Fifth, we can try to look at learning as an economic process, and argue that the changes in the economy that are likely to come are due to increased speed of social learning, and perhaps of scientific discovery – looking at different kinds of scientific productivity measures as keys to understanding how society evolves under AI.

Sixth, we can model AI as a vast increase in the number of agents in the system – and think about if economic systems go through phase shifts as the number of agents in the system increase by orders of magnitude. Does it matter for an economy if it has a billion or a trillion trillion actors?

These are but some of the possible aspects we can explore.

It is also worthwhile teasing out what our assumptions about AI in the economy seem to be – and if there are any root assumptions that are worth exploring and questioning more in detail.

One such root assumption may be about control and complexity. Do we think that the addition of AI to an economy adds more complexity, or do we think it reduces complexity? Or does it re-allocate complexity in different ways?

Why does this matter?

In order to answer this question we need to think about the relationship between complexity and the economy. Complexity can create more robust systems, but it can also reduce the overall predictability of these systems — and so essentially mean that what we end up with is a system that does not collapse, but behaves in ways that are inherently opaque to us.

We might want to use a simple toy example and ask if markets are more complex than weather, or if they are currently in the same complexity class. We should also think about what it would mean if they end up in a different complexity class and how that would affect society.

We live in a world that is premised on the idea that political choice can impact economic development. It is questionable if that is true even now, but we seem to think that the economy is possible to influence to some degree. The weather, not so much. So if we look at this we can imagine two different complexity classes: the first one with systems that we can still influence and impact in different ways, the second with systems that are essentially inaccessible to our will.

Now, we also need to be careful with concepts here — the market is not the same thing as the economy, and weather is not the same thing as climate. We may be able to argue, even, that the market is to the economy what the weather is to climate – an interesting analogy in complexity classes – and then examine what would happen if this were to change in different ways; if the economy shifts into the same complexity class as markets and weather, for example.

Another assumption that is worth looking at is that any sufficiently advanced AGI would indeed be an economic actor at all — and why that would be.

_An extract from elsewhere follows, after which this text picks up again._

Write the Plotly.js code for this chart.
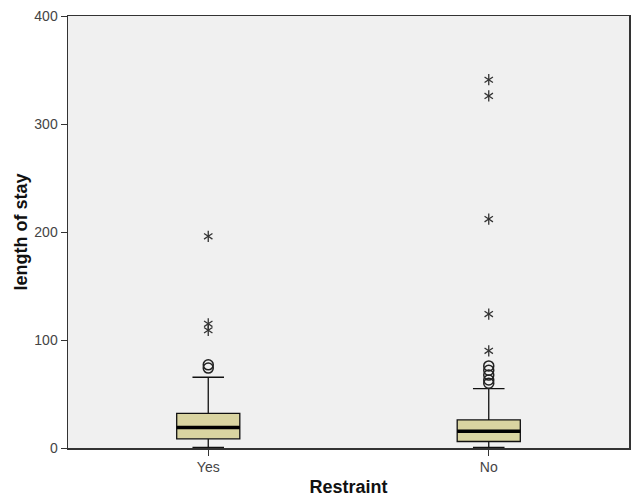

We assume that participation in the economy is a natural choice, but why would it be? And what mode of participation should we expect? This is another kind of problem, and it is based on the anthropomorphism that plagues the field of AI and X, where X is any arbitrary subject.

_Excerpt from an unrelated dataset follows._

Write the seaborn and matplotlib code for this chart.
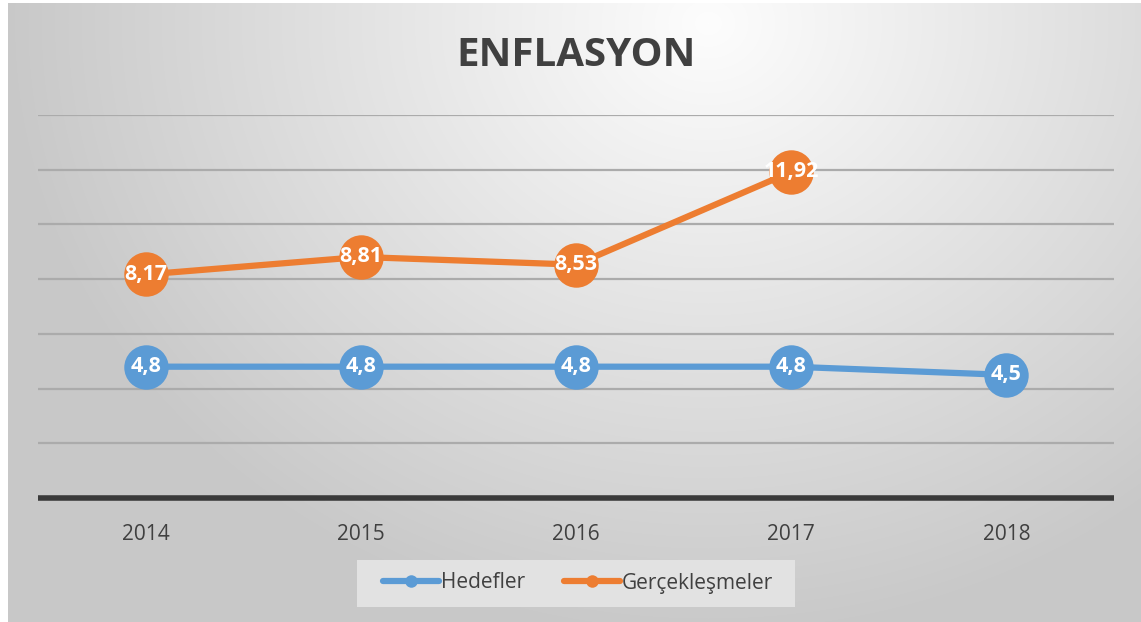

We also do not know exactly what this participatory pattern could look like. The way we engage in the economy is not continuous, but discrete. We buy and sell things, but not all the time. We invest, sometimes, and sell sometimes – but in patterns. These patterns are human; what could completely different patterns look like? What classes of economic participation patterns exist and where should we predict that AI ends up?

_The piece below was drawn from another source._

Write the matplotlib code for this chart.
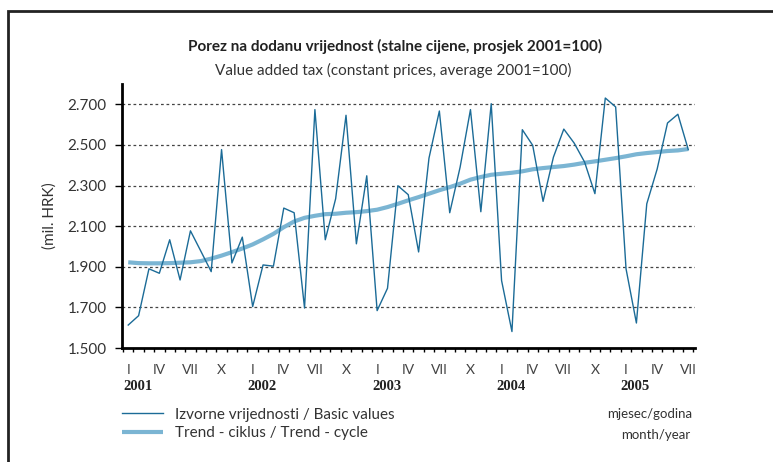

AI’s impact on the economy could also be discussed as a consequence of how AI changes the time it takes for us to do different things. We know, with innovations like AlphaFold, that AI can compress the time it takes to perform scientific work – and this has impacts on that work, but also on the nature of science as a whole.

If we only assume that compressed time means that we get more labor, we seem to assume a completely synchronised economy – but those effects are likely to be gated on parts of the economy that have another kind of rhythm. So how do we account for the changes in rhythm in the economy that AI could lead to?

Much more here — worth coming back to after the seminar.